Unequal Entry Requirement in Wikipedia Based on Gender
This is the data and code necessary to reproduce the main results in the paper “Traces of Unequal Entry Requirement for Illustrious People on Wikipedia Based on their Gender”.
To run this code, you will need the following Python libraries: numpy, scipy, pandas, networkx.
In the archive, you will find two folders and six Python scripts.
Folder “data”: This contains the preprocessed data from Wikipedia. The folder contains three files:
- network.csv is the network in edgelist format. It is a comma-separated file with three columns: origin node, destination node, and edge weight. Nodes are ids of illustrious people and match with the ones you will find in the pantheon file.
- pantheon.csv is the table containing the node attributes. It is a comma-separated file with six columns, recording for each illustrious person on Wikipedia included in this study: id (compatible with network.csv), gender, birth year, Wikipedia slug url, month in which the page was added to Wikipedia, year in which the page was added to Wikipedia.
- sampled_nlp_weights.csv is a sample of edges with their weight estimates from our two alternative NLP approaches.
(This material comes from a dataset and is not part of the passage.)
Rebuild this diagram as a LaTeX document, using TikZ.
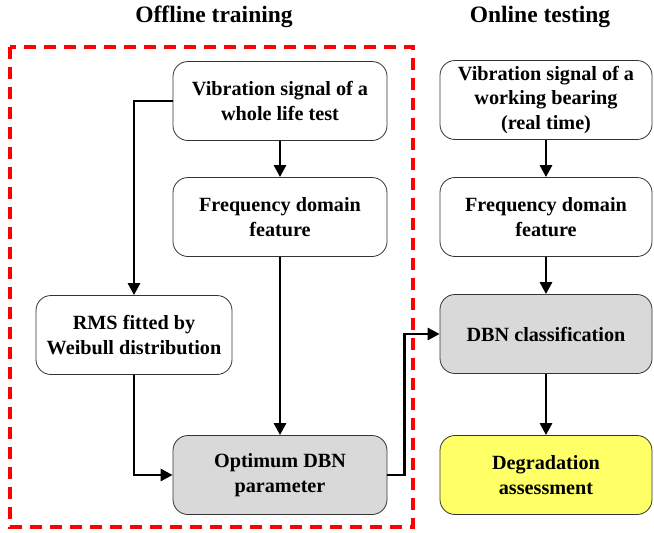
\documentclass[tikz,border=0pt]{standalone}
\usepackage{fontspec}
\setmainfont{Liberation Serif}
\usepackage{xcolor}
\usetikzlibrary{arrows.meta}
\definecolor{boxgray}{HTML}{D9D9D9}
\definecolor{boxyellow}{HTML}{FFFF66}
\definecolor{frameRed}{HTML}{FF0000}

\begin{document}
\begin{tikzpicture}[x=1pt, y=-1pt,
    font=\fontsize{20.2}{24.5}\selectfont\bfseries,
    stage/.style={draw=black!80, line width=0.8pt, rounded corners=15pt,
                  align=center, inner sep=2pt, fill=white,
                  minimum width=214pt, minimum height=79pt},
    dbn/.style={stage, fill=boxgray},
    flow/.style={-{Triangle[length=12pt,width=12pt]}, line width=2.8pt}]
  \useasboundingbox (0,0) rectangle (654,533);

  % headings
  \node (offT) at (214,17) {\fontsize{23.5}{26}\selectfont Offline training};
  \node (onT) at (540,17) {\fontsize{23.5}{26}\selectfont Online testing};

  % offline part
  \draw[frameRed, line width=3.5pt, dash pattern=on 12pt off 8pt]
        (10,47) rectangle (413,527);
  \node[stage] (sigA) at (280,101) {Vibration signal of a\\whole life test};
  \node[stage] (frqA) at (280,217) {Frequency domain\\feature};
  \node[stage, minimum width=196pt] (rms) at (134,335)
        {RMS fitted by\\Weibull distribution};
  \node[dbn] (opt) at (280,475) {Optimum DBN\\parameter};

  % online part
  \node[stage, minimum width=212pt] (sigB) at (546,100)
        {Vibration signal of a\\working bearing\\(real time)};
  \node[stage, minimum width=212pt] (frqB) at (546,217) {Frequency domain\\feature};
  \node[dbn, minimum width=212pt] (cls) at (546,334) {DBN classification};
  \node[stage, minimum width=212pt, fill=boxyellow] (deg) at (546,475)
        {Degradation\\assessment};

  \draw[flow] (sigA.west) -| (rms.north);
  \draw[flow] (sigA) -- (frqA);
  \draw[flow] (frqA) -- (opt);
  \draw[flow] (rms.south) |- (opt.west);
  \draw[flow] (opt.east) -- ++(17,0) |- (cls.west);

  \draw[flow] (sigB) -- (frqB);
  \draw[flow] (frqB) -- (cls);
  \draw[flow] (cls) -- (deg);
\end{tikzpicture}
\end{document}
It is a comma-separated file with one row per sampled edge and two columns: the weight in the TRF framework and the weight in the LG framework.
Folder “libraries”: This contains a single file, backboning.py. It is a Python library that facilitates the extraction of backbones from networks. It is imported by the other scripts and does not need to be run directly.
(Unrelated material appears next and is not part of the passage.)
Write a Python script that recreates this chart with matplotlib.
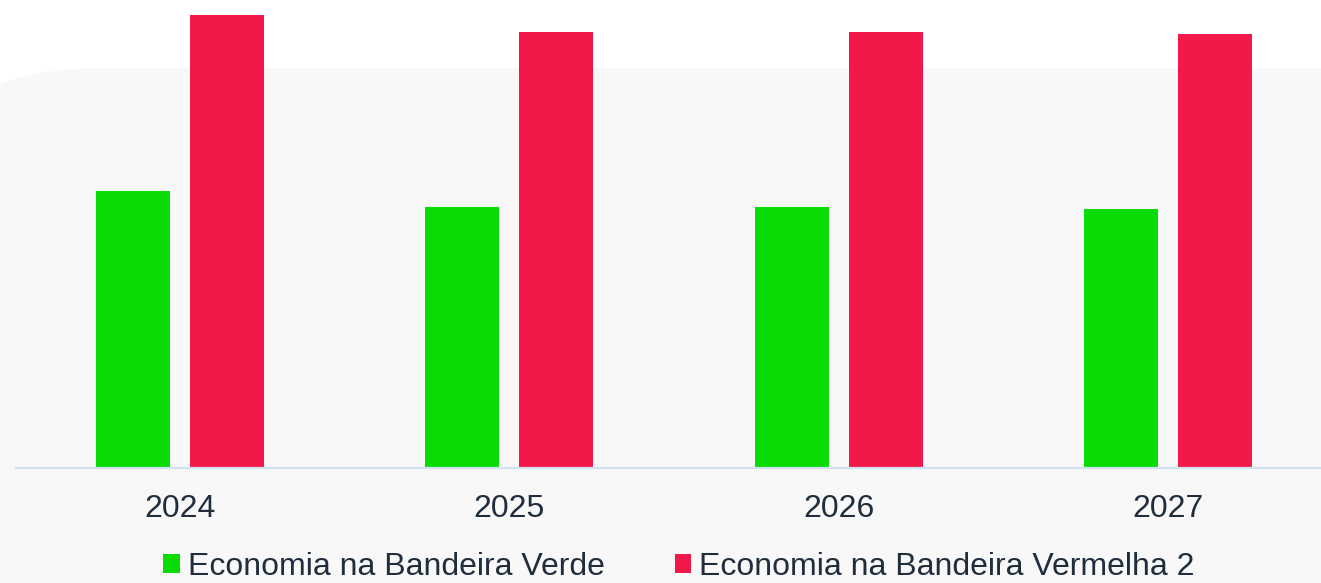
import matplotlib.pyplot as plt
import numpy as np
from matplotlib.patches import FancyBboxPatch, Patch

plt.rcParams['font.family'] = ['Liberation Sans', 'DejaVu Sans']

years = ['2024', '2025', '2026', '2027']
verde = [277, 261, 261, 259]
vermelha = [453, 436, 436, 434]

green = '#08DC04'
red = '#F2184A'
txt = '#1F2D3D'

fig = plt.figure(figsize=(13.21, 5.83), dpi=100)
fig.patch.set_facecolor('white')

# light grey card behind the chart, rounded top-left corner
bg = FancyBboxPatch((-112, -60), 1321 + 400, 515 + 60,
                    boxstyle='round,pad=0,rounding_size=212',
                    facecolor='#F8F8F8', edgecolor='none',
                    transform=None, zorder=0)
fig.add_artist(bg)

ax = fig.add_axes([16/1321, 115/583, 1 - 16/1321, 1 - 115/583])
ax.set_facecolor('none')
ax.set_zorder(2)

x = np.arange(len(years))
w = 0.2245
off = 0.1426
ax.bar(x - off, verde, width=w, color=green, label='Economia na Bandeira Verde')
ax.bar(x + off, vermelha, width=w, color=red, label='Economia na Bandeira Vermelha 2')

ax.set_xlim(-0.4976, 3.463)
ax.set_ylim(0, 468)

for s in ['top', 'right', 'left']:
    ax.spines[s].set_visible(False)
ax.spines['bottom'].set_color('#CFE2EE')
ax.spines['bottom'].set_linewidth(1.6)
ax.set_yticks([])
ax.set_xticks(x)
ax.set_xticklabels(years, fontsize=23, color=txt)
ax.tick_params(axis='x', length=0, pad=19)

handles = [Patch(facecolor=green, label='Economia na Bandeira Verde'),
           Patch(facecolor=red, label='Economia na Bandeira Vermelha 2')]
leg = fig.legend(handles=handles, loc='center', bbox_to_anchor=(0.514, 0.028),
                 ncol=2, frameon=False, fontsize=23,
                 handlelength=0.52, handleheight=0.52, handletextpad=0.25,
                 columnspacing=2.2, borderpad=0)
for t in leg.get_texts():
    t.set_color(txt)

fig.savefig('out.png', dpi=100)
The Python scripts should be run in sequence. They do not take any argument. They are:
- 01_figs_2_3_tab_1.py: this reproduces Figures 2 and 3, and Table 1 of the main paper. It produces 16 output tab-separated files (one per data series in the figures), eight for Figure 2, eight for Figure 3, and it prints in the terminal all the information of Table 1. Each file contains the CCDF of a specific combination of gender, network, and measure, in two columns, the x and y coordinates of the figure.
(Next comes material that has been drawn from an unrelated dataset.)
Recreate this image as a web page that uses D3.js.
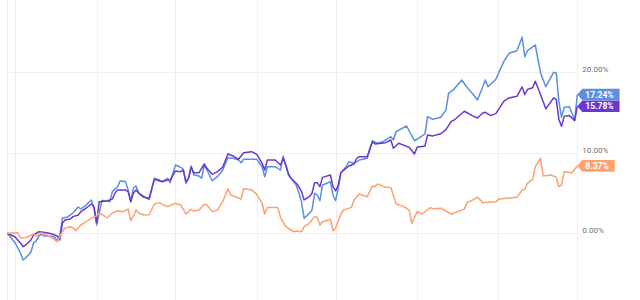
<!DOCTYPE html>
<html>
<head>
<meta charset="utf-8">
<script src="https://cdn.jsdelivr.net/npm/d3@7"></script>
<style>
  body { margin: 0; background: #fff; }
  svg { display: block; font-family: Roboto, "Noto Sans", sans-serif; }
</style>
</head>
<body>
<svg width="640" height="300"></svg>
<script>
// day offsets from start date, cumulative return in %
var startDate = new Date(Date.UTC(2023, 1, 26));
var totalDays = 217;

var blue = [[0,0],[3,-1.2],[5,-2.45],[6,-3.32],[7,-3.07],[9,-2.32],[10,-1.2],[11,-0.96],[12,-0.34],[13,-0.09],
  [14,-0.34],[16,-0.34],[18,-0.46],[19,-0.96],[20,-0.21],[21,1.9],[23,2.03],[25,2.52],[26,2.89],[27,3.27],
  [28,3.02],[30,3.51],[32,4.14],[33,3.14],[34,1.03],[35,2.52],[36,4.06],[37,4.06],[39,3.93],[40,5.18],
  [42,5.8],[43,6.51],[45,6.43],[46,5.38],[47,3.93],[48,5.63],[49,5.88],[50,5.0],[52,4.6],[54,4.2],
  [56,6.83],[58,6.62],[59,6.41],[61,6.83],[62,6.29],[64,8.48],[66,8.2],[67,7.95],[68,6.21],[69,6.83],
  [70,8.36],[71,7.24],[73,7.12],[74,6.83],[75,8.48],[76,7.86],[78,6.53],[80,7.03],[82,7.86],[84,9.39],
  [86,9.32],[88,9.1],[89,8.77],[90,9.19],[95,9.19],[97,8.27],[98,7.03],[99,8.27],[102,8.27],[104,7.86],
  [105,9.6],[106,8.48],[107,7.24],[108,6.83],[110,6.0],[111,5.0],[112,3.9],[113,1.86],[115,2.48],[116,2.89],
  [117,4.97],[118,4.76],[119,4.05],[120,6.0],[123,6.41],[124,4.76],[125,4.05],[126,5.59],[127,7.53],[129,8.27],
  [130,8.89],[132,8.7],[134,9.1],[137,9.32],[139,11.5],[141,11.18],[143,11.38],[146,12.0],[147,11.59],[148,12.62],
  [152,13.33],[155,11.5],[156,11.68],[159,12.34],[160,14.48],[162,14.16],[165,14.41],[167,15.3],[168,17.39],[170,17.89],
  [173,19.04],[175,18.14],[177,17.39],[179,16.56],[181,18.21],[182,19.04],[183,18.21],[186,19.13],[189,21.32],[191,22.36],
  [194,22.68],[196,24.35],[197,21.94],[198,22.68],[201,23.39],[203,19.95],[205,18.21],[208,20.0],[209,19.88],[210,16.35],
  [211,14.41],[212,15.65],[214,15.73],[216,14.07],[217,17.24]];

var purple = [[0,0],[3,-0.46],[5,-1.2],[6,-1.66],[7,-1.45],[9,-0.83],[10,-0.21],[12,0.2],[15,0.07],[17,-0.09],
  [19,-0.34],[20,-0.83],[21,1.28],[22,1.65],[24,1.78],[25,2.07],[27,2.27],[28,2.68],[30,3.14],[32,3.64],
  [33,3.31],[34,1.28],[35,3.93],[38,4.02],[40,4.26],[41,5.0],[42,5.38],[45,5.38],[46,5.18],[47,3.93],
  [48,5.0],[49,5.38],[50,5.0],[52,4.47],[54,4.35],[56,6.71],[59,6.41],[61,6.62],[62,6.62],[64,7.74],
  [66,7.66],[67,7.86],[68,6.41],[69,6.83],[70,8.2],[71,7.53],[73,7.53],[75,8.61],[76,8.07],[78,7.32],
  [80,7.66],[82,8.2],[84,9.85],[86,9.6],[88,9.19],[90,10.01],[93,10.14],[95,9.81],[97,8.69],[98,7.86],
  [99,9.1],[102,9.1],[104,8.48],[105,9.32],[106,8.48],[107,7.45],[108,6.83],[110,6.21],[111,5.8],[112,5.18],
  [113,4.14],[115,4.55],[116,4.97],[117,6.29],[118,6.29],[119,5.8],[120,6.95],[123,7.24],[124,5.8],[125,5.26],
  [126,6.0],[127,7.53],[130,8.36],[132,8.61],[133,9.32],[134,9.52],[137,9.52],[139,11.38],[140,11.09],[144,11.26],
  [146,11.59],[147,10.56],[149,11.18],[153,10.68],[155,9.85],[156,10.68],[159,10.85],[160,12.22],[162,12.1],[165,12.37],
  [167,12.88],[169,13.91],[170,14.04],[174,15.16],[177,14.62],[179,14.33],[181,14.95],[182,15.03],[184,14.62],[186,14.87],
  [189,16.4],[191,16.82],[194,17.02],[196,18.19],[197,17.24],[198,17.86],[200,18.07],[201,18.9],[203,17.24],[205,15.46],
  [208,16.82],[209,16.6],[210,14.12],[211,13.29],[212,14.53],[214,14.62],[216,14.0],[217,15.78]];

var orange = [[0,0],[4,0.07],[5,-0.58],[7,-0.55],[10,-0.09],[11,-0.34],[13,0.07],[15,-0.21],[17,-0.58],[19,-1.04],
  [21,0.2],[22,0.66],[24,0.82],[25,0.7],[26,0.32],[28,1.03],[30,1.44],[32,1.9],[34,2.15],[35,2.52],
  [37,2.15],[38,1.9],[40,2.52],[42,2.8],[44,2.68],[46,3.0],[47,1.57],[48,2.15],[49,2.89],[50,2.52],
  [52,2.27],[54,2.3],[56,3.64],[58,3.81],[59,3.6],[61,3.31],[64,3.73],[66,3.52],[68,2.4],[70,2.98],
  [71,2.77],[73,2.89],[75,3.6],[76,3.52],[78,2.69],[80,2.89],[82,3.93],[84,5.54],[85,4.8],[87,4.5],
  [89,4.26],[90,5.54],[93,5.42],[95,4.8],[97,3.73],[98,2.4],[99,3.19],[103,3.19],[104,1.99],[106,0.82],
  [108,0.41],[109,0.2],[110,0.29],[112,0.2],[113,0.82],[115,1.24],[117,2.07],[118,1.99],[119,1.03],[120,1.44],
  [123,1.74],[124,0.32],[125,0.62],[127,2.4],[128,2.89],[131,3.22],[132,4.14],[134,4.88],[137,4.55],[139,5.87],
  [140,5.79],[141,6.12],[144,5.71],[146,5.7],[148,3.68],[151,3.31],[153,2.89],[154,1.24],[156,2.69],[158,2.4],
  [161,3.19],[162,3.06],[165,3.11],[169,2.4],[174,3.0],[175,3.81],[177,4.1],[179,4.5],[181,3.81],[183,3.85],
  [186,3.93],[187,4.22],[190,4.35],[194,4.47],[196,5.38],[197,5.46],[198,6.21],[200,6.71],[201,8.29],[203,9.32],
  [204,7.12],[207,7.24],[209,6.95],[210,5.79],[211,6.0],[212,7.66],[215,7.53],[217,8.37]];

var yTicks = [0, 10, 20];

var seriesList = [
  {name: "blue", data: blue, color: "#5b8fe0"},
  {name: "purple", data: purple, color: "#6a38cf"},
  {name: "orange", data: orange, color: "#ffa06e"}
];

var svg = d3.select("svg");

var x = d3.scaleUtc()
  .domain([startDate, d3.utcDay.offset(startDate, totalDays)])
  .range([7.3, 577.3]);

var y = d3.scaleLinear()
  .domain([0, 20])
  .range([233.3, 72.3]);

var toDate = function(d) { return d3.utcDay.offset(startDate, d[0]); };

// grid
var grid = svg.append("g").attr("stroke", "#efefef").attr("stroke-width", 1);
var monthTicks = x.ticks(d3.utcMonth.every(1));
monthTicks.unshift(startDate);
grid.selectAll(".vg")
  .data(monthTicks)
  .enter().append("line")
    .attr("x1", function(d) { return Math.round(x(d)) + 0.5; })
    .attr("x2", function(d) { return Math.round(x(d)) + 0.5; })
    .attr("y1", 0)
    .attr("y2", 300);
grid.selectAll(".hg")
  .data(yTicks)
  .enter().append("line")
    .attr("x1", x.range()[0])
    .attr("x2", x.range()[1])
    .attr("y1", function(d) { return Math.round(y(d)) + 0.5; })
    .attr("y2", function(d) { return Math.round(y(d)) + 0.5; });

// right axis labels
var axis = svg.append("g")
  .attr("transform", "translate(" + x.range()[1] + ",0)")
  .call(d3.axisRight(y).tickValues(yTicks).tickSize(0).tickPadding(5)
    .tickFormat(function(d) { return d3.format(".2f")(d) + "%"; }));
axis.select(".domain").remove();
axis.selectAll("text")
  .attr("dy", "-0.1em")
  .attr("fill", "#707070")
  .style("font-size", "8px")
  .style("font-family", "Roboto, sans-serif");

// lines
var line = d3.line()
  .x(function(d) { return x(toDate(d)); })
  .y(function(d) { return y(d[1]); });

svg.append("g")
  .selectAll("path")
  .data(seriesList)
  .enter().append("path")
    .attr("d", function(s) { return line(s.data); })
    .attr("fill", "none")
    .attr("stroke", function(s) { return s.color; })
    .attr("stroke-width", 1.5)
    .attr("stroke-linejoin", "round");

// end value callouts
var callouts = svg.append("g");
seriesList.forEach(function(s) {
  var last = s.data[s.data.length - 1];
  var cy = y(last[1]);
  var x0 = x(toDate(last));
  var g = callouts.append("g");
  var path = g.append("path").attr("fill", s.color);
  var txt = g.append("text")
    .attr("x", x0 + 8)
    .attr("y", cy)
    .attr("dy", "0.36em")
    .attr("fill", "#fff")
    .style("font-size", "8.5px")
    .style("font-weight", "bold")
    .text(d3.format(".2f")(last[1]) + "%");
  var w = txt.node().getComputedTextLength();
  var h = 5.8;
  var bx = x0 + 5;
  var ex = x0 + 8 + w + 6;
  path.attr("d", "M" + x0 + "," + cy + "L" + bx + "," + (cy - h) + "L" + ex + "," + (cy - h) +
    "L" + ex + "," + (cy + h) + "L" + bx + "," + (cy + h) + "Z");
});
</script>
</body>
</html>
- 02_tab_2.py: this script prints in the terminal the information contained in Table 2.
- 03_fig_4.py: this script produces a tab-separated file. Each column contains a data series of Figure 4 in the main paper (except the first column which contains the p-value threshold, which is the x-axis of the figure).
- 04_fig_5_left.py: this script produces a tab-separated file. Each column contains a data series of Figure 5 (left) in the main paper (except the first column which contains the p-value threshold, which is the x-axis of the figure).
- 05_fig_5_right_6_7.py: this script produces three tab-separated files. The first contains a data series of Figure 5 (right) in the main paper (except the first column which contains the p-value threshold, which is the x-axis of the figure). The second contains three columns with the year and the number of women and men profiles added to Wikipedia in that year (for Figure 6). The third contains two columns with a birth year time bin and the count of people born within that interval with a Wikipedia page.
- 06_fig_8.py: this script produces a tab-separated file. In the first column there is an edge weight and in the second column a label informing which NLP framework produced that weight. This can reproduce Figure 8. The script also prints in the teminal the slope, intercept and r-squared of the regression between the two weights.